* start DATA SECTION *

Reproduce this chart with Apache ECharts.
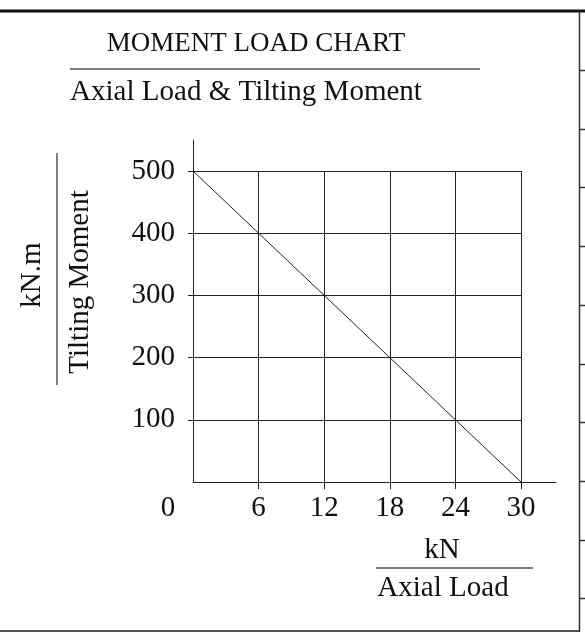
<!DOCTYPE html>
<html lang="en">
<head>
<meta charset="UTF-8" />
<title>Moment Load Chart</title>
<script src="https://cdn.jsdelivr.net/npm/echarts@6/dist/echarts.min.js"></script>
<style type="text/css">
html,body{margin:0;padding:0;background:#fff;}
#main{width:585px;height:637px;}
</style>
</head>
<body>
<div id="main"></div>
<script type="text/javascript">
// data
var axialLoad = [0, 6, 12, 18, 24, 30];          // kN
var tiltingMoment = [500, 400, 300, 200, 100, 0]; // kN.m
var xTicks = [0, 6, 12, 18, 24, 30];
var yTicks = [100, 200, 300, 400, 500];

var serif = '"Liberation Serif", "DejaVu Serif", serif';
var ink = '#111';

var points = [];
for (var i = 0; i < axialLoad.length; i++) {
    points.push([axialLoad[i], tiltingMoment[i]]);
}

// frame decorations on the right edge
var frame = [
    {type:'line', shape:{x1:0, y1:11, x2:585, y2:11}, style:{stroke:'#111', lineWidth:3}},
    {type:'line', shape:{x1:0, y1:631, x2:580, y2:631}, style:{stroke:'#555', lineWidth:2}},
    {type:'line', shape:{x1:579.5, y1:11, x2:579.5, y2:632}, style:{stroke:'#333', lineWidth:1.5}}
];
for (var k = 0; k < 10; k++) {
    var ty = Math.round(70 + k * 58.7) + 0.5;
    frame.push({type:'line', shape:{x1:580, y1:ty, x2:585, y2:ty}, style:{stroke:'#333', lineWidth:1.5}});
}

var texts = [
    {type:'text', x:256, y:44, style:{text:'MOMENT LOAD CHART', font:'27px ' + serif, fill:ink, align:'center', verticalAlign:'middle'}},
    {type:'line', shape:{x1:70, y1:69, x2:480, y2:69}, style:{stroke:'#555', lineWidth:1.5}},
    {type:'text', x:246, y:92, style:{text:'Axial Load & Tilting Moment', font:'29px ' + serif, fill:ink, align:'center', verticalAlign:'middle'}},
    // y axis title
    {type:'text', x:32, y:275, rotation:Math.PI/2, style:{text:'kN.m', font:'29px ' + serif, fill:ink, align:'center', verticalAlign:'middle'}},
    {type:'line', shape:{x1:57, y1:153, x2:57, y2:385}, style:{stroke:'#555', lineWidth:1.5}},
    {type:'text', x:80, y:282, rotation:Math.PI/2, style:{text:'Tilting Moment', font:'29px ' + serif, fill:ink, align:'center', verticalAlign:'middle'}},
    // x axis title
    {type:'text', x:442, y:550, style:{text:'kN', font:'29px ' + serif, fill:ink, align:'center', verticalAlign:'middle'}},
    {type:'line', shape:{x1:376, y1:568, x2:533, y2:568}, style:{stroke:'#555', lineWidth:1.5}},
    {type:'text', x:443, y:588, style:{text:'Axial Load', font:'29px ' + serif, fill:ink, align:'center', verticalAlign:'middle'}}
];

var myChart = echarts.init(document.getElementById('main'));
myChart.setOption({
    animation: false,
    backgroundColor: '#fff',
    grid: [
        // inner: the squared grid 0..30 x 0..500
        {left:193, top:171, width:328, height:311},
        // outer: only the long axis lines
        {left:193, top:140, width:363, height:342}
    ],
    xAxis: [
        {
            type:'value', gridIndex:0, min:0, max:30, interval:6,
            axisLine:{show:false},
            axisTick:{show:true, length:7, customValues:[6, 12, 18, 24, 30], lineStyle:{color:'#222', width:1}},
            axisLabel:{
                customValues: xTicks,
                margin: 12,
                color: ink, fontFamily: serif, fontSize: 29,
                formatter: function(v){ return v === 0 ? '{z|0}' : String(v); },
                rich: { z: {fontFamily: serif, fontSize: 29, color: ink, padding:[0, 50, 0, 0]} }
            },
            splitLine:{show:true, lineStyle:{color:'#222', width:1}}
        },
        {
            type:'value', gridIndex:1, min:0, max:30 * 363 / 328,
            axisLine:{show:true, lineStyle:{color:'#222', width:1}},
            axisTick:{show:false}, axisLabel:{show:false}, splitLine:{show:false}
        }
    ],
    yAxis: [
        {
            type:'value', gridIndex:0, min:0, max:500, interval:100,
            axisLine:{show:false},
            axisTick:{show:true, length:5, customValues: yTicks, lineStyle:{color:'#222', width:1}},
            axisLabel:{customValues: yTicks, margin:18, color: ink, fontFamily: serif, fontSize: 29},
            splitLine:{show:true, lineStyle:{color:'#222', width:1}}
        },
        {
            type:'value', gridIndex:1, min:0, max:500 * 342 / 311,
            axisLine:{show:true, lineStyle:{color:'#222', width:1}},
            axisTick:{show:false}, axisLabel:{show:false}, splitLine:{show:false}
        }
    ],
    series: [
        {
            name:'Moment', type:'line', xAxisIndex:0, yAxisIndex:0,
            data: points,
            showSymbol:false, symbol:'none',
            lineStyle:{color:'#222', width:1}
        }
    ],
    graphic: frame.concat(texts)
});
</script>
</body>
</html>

* end DATA SECTION *
* start DATA SECTION *

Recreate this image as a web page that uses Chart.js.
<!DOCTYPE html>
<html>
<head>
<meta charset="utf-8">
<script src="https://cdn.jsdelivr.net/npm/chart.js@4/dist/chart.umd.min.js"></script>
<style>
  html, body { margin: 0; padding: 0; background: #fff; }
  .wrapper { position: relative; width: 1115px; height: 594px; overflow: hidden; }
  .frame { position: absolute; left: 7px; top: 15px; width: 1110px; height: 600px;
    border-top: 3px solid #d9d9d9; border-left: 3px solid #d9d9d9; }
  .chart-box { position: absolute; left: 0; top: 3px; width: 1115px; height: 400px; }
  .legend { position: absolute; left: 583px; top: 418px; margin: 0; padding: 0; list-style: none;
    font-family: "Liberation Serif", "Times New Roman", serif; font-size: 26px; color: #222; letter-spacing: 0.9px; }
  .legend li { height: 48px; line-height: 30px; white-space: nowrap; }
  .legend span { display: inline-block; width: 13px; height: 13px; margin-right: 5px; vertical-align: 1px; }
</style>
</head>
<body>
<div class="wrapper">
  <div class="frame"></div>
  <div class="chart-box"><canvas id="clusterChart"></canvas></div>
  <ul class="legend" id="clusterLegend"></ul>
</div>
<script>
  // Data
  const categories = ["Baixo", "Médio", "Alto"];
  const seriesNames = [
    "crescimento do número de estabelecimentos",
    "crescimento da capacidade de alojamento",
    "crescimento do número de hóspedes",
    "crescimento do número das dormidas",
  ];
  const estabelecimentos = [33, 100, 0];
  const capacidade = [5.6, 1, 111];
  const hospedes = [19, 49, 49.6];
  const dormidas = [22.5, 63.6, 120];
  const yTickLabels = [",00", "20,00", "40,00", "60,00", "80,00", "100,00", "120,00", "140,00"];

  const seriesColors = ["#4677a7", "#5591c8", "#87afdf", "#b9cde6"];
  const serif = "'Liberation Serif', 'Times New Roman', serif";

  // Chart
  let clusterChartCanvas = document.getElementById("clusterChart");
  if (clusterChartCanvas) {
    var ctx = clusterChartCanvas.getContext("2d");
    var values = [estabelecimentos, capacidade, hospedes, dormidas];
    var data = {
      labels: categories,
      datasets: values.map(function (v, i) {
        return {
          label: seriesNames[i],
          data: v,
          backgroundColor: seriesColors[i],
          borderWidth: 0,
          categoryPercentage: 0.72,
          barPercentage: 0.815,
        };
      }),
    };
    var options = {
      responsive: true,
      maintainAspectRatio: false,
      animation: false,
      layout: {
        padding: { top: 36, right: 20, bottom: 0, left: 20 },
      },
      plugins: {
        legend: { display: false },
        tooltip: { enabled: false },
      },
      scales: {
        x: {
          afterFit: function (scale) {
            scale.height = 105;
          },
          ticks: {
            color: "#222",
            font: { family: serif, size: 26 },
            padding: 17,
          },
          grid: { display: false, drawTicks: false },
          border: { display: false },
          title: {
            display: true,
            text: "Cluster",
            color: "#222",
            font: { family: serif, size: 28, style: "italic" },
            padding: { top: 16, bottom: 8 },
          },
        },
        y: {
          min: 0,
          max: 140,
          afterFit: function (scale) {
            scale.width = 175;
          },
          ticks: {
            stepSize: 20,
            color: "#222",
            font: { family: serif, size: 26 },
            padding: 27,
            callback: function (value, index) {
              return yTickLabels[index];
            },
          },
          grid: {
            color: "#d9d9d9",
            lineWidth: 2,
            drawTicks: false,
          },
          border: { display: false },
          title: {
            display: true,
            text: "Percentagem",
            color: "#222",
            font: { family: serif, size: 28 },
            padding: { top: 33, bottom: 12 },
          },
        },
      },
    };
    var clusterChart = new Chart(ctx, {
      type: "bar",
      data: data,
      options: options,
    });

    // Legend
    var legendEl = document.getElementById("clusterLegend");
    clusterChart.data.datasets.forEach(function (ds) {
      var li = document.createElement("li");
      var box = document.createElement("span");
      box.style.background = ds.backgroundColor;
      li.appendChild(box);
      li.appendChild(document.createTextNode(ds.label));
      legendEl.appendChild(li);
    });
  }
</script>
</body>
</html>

* end DATA SECTION *
* start DATA SECTION *

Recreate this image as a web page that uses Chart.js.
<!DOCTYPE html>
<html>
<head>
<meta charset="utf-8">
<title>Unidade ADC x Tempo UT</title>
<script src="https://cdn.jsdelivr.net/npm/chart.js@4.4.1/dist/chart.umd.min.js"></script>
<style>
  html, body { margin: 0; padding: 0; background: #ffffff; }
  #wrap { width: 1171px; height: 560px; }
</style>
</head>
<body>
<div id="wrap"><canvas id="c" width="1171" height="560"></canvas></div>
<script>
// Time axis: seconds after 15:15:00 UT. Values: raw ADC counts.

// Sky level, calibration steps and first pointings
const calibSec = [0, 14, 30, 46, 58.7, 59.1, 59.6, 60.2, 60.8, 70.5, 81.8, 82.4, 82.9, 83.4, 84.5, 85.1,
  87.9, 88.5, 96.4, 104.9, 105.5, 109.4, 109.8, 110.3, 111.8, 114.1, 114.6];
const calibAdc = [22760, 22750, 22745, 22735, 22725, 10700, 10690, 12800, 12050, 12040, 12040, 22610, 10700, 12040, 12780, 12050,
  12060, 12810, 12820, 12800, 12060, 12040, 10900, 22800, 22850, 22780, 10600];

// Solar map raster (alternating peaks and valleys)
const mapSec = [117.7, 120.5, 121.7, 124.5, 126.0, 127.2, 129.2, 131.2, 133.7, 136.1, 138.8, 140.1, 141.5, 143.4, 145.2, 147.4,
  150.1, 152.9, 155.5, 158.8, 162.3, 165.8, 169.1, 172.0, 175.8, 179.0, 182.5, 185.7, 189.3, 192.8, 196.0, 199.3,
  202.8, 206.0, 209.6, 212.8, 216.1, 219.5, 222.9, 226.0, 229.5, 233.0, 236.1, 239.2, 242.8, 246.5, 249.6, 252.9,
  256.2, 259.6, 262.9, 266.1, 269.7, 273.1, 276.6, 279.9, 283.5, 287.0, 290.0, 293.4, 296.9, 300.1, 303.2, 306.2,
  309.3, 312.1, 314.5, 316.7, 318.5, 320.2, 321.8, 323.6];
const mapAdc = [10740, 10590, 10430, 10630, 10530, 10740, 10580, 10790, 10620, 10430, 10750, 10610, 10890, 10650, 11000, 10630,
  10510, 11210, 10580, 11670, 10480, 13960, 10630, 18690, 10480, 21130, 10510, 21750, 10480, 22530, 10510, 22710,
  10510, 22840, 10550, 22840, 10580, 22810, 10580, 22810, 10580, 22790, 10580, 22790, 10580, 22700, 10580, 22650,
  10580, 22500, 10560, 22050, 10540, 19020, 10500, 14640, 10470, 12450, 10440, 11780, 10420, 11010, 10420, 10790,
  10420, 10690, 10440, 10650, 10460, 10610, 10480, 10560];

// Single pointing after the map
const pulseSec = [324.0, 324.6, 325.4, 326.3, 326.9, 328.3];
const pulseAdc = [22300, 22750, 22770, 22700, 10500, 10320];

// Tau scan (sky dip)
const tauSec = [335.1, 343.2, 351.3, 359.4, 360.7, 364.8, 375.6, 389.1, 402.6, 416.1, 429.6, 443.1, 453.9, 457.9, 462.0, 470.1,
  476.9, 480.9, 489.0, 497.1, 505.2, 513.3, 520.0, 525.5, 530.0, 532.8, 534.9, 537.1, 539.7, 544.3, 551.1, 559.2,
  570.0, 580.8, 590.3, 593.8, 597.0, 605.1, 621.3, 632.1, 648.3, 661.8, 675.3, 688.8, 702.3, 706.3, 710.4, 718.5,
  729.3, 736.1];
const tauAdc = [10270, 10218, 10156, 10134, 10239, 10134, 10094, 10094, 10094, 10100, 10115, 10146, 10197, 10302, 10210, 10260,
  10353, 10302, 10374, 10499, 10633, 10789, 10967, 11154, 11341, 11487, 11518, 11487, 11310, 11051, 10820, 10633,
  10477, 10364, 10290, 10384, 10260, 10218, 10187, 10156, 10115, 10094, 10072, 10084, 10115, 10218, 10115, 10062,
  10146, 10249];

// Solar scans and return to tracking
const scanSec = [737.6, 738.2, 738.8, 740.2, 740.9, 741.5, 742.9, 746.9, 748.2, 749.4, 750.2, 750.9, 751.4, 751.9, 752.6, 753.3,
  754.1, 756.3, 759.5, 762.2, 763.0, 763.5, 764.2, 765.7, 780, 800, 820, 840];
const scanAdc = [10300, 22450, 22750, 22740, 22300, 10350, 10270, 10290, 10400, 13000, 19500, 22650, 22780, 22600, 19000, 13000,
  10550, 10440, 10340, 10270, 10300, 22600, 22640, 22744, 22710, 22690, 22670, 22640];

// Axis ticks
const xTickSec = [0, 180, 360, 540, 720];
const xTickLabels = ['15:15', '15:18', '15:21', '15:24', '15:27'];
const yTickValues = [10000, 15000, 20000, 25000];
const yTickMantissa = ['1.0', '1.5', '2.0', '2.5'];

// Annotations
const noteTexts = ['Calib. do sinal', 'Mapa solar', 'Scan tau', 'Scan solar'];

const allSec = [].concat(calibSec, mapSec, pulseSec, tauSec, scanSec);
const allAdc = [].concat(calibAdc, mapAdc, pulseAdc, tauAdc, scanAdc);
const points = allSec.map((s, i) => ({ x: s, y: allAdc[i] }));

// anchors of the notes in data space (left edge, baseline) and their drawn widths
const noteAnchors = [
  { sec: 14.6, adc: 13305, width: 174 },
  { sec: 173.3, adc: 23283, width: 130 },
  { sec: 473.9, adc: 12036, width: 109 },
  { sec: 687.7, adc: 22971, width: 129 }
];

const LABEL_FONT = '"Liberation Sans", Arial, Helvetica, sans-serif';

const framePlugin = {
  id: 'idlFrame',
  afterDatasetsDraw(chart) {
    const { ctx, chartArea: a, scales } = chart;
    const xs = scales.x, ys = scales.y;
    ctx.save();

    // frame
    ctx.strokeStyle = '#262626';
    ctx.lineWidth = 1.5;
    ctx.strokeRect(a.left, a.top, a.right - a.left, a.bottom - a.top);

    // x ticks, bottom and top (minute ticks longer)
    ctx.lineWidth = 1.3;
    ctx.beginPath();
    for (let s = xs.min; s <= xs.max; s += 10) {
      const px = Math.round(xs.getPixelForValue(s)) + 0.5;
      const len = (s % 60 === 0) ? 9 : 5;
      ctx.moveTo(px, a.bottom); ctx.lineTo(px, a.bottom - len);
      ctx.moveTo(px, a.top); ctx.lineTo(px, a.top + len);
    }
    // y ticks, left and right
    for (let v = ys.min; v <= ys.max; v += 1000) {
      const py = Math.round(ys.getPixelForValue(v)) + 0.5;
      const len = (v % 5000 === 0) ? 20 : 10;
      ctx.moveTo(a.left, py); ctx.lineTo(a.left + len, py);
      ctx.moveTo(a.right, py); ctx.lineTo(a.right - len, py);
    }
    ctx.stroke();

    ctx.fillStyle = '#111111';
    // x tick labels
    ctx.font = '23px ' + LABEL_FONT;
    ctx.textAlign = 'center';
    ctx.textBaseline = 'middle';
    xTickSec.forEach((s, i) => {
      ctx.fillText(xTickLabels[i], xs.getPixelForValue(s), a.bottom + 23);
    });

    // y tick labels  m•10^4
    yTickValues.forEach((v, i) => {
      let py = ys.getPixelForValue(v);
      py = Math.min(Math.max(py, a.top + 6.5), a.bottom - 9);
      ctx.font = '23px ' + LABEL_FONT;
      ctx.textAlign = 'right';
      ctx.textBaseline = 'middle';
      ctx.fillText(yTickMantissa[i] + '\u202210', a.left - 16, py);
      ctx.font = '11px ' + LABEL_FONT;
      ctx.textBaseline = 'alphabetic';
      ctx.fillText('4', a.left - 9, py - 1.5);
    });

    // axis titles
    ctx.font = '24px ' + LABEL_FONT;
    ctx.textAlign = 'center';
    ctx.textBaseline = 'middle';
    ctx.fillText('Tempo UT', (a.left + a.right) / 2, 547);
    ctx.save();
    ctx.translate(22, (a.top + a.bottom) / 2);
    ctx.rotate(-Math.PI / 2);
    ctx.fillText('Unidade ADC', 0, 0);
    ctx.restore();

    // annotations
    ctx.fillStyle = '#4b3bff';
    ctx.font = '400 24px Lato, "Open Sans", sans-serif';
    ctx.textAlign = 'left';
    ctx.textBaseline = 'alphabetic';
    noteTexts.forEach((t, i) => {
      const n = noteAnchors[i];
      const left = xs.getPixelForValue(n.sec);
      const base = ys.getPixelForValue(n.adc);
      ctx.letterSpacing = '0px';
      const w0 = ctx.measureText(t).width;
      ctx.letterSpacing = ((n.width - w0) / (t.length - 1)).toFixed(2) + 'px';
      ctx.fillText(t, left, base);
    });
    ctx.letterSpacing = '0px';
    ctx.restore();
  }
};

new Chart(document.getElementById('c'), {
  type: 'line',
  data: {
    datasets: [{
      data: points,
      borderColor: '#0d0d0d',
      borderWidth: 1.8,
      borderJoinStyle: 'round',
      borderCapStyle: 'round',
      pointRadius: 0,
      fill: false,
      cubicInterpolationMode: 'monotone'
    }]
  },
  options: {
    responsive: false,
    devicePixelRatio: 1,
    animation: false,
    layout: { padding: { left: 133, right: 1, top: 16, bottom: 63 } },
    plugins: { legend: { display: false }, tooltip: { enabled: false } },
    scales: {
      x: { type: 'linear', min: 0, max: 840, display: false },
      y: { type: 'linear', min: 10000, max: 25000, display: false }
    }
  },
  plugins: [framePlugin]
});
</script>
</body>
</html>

* end DATA SECTION *

• STATED GOAL
Give again, exactly as written, only the lines that start at the one with "Reproduce this chart with Apache ECharts." and end at the one with "var ink = '#111';", both included. Skip any pictures.

• RESPONSE TO THIS TASK
Reproduce this chart with Apache ECharts.
<!DOCTYPE html>
<html lang="en">
<head>
<meta charset="UTF-8" />
<title>Moment Load Chart</title>
<script src="https://cdn.jsdelivr.net/npm/echarts@6/dist/echarts.min.js"></script>
<style type="text/css">
html,body{margin:0;padding:0;background:#fff;}
#main{width:585px;height:637px;}
</style>
</head>
<body>
<div id="main"></div>
<script type="text/javascript">
// data
var axialLoad = [0, 6, 12, 18, 24, 30];          // kN
var tiltingMoment = [500, 400, 300, 200, 100, 0]; // kN.m
var xTicks = [0, 6, 12, 18, 24, 30];
var yTicks = [100, 200, 300, 400, 500];

var serif = '"Liberation Serif", "DejaVu Serif", serif';
var ink = '#111';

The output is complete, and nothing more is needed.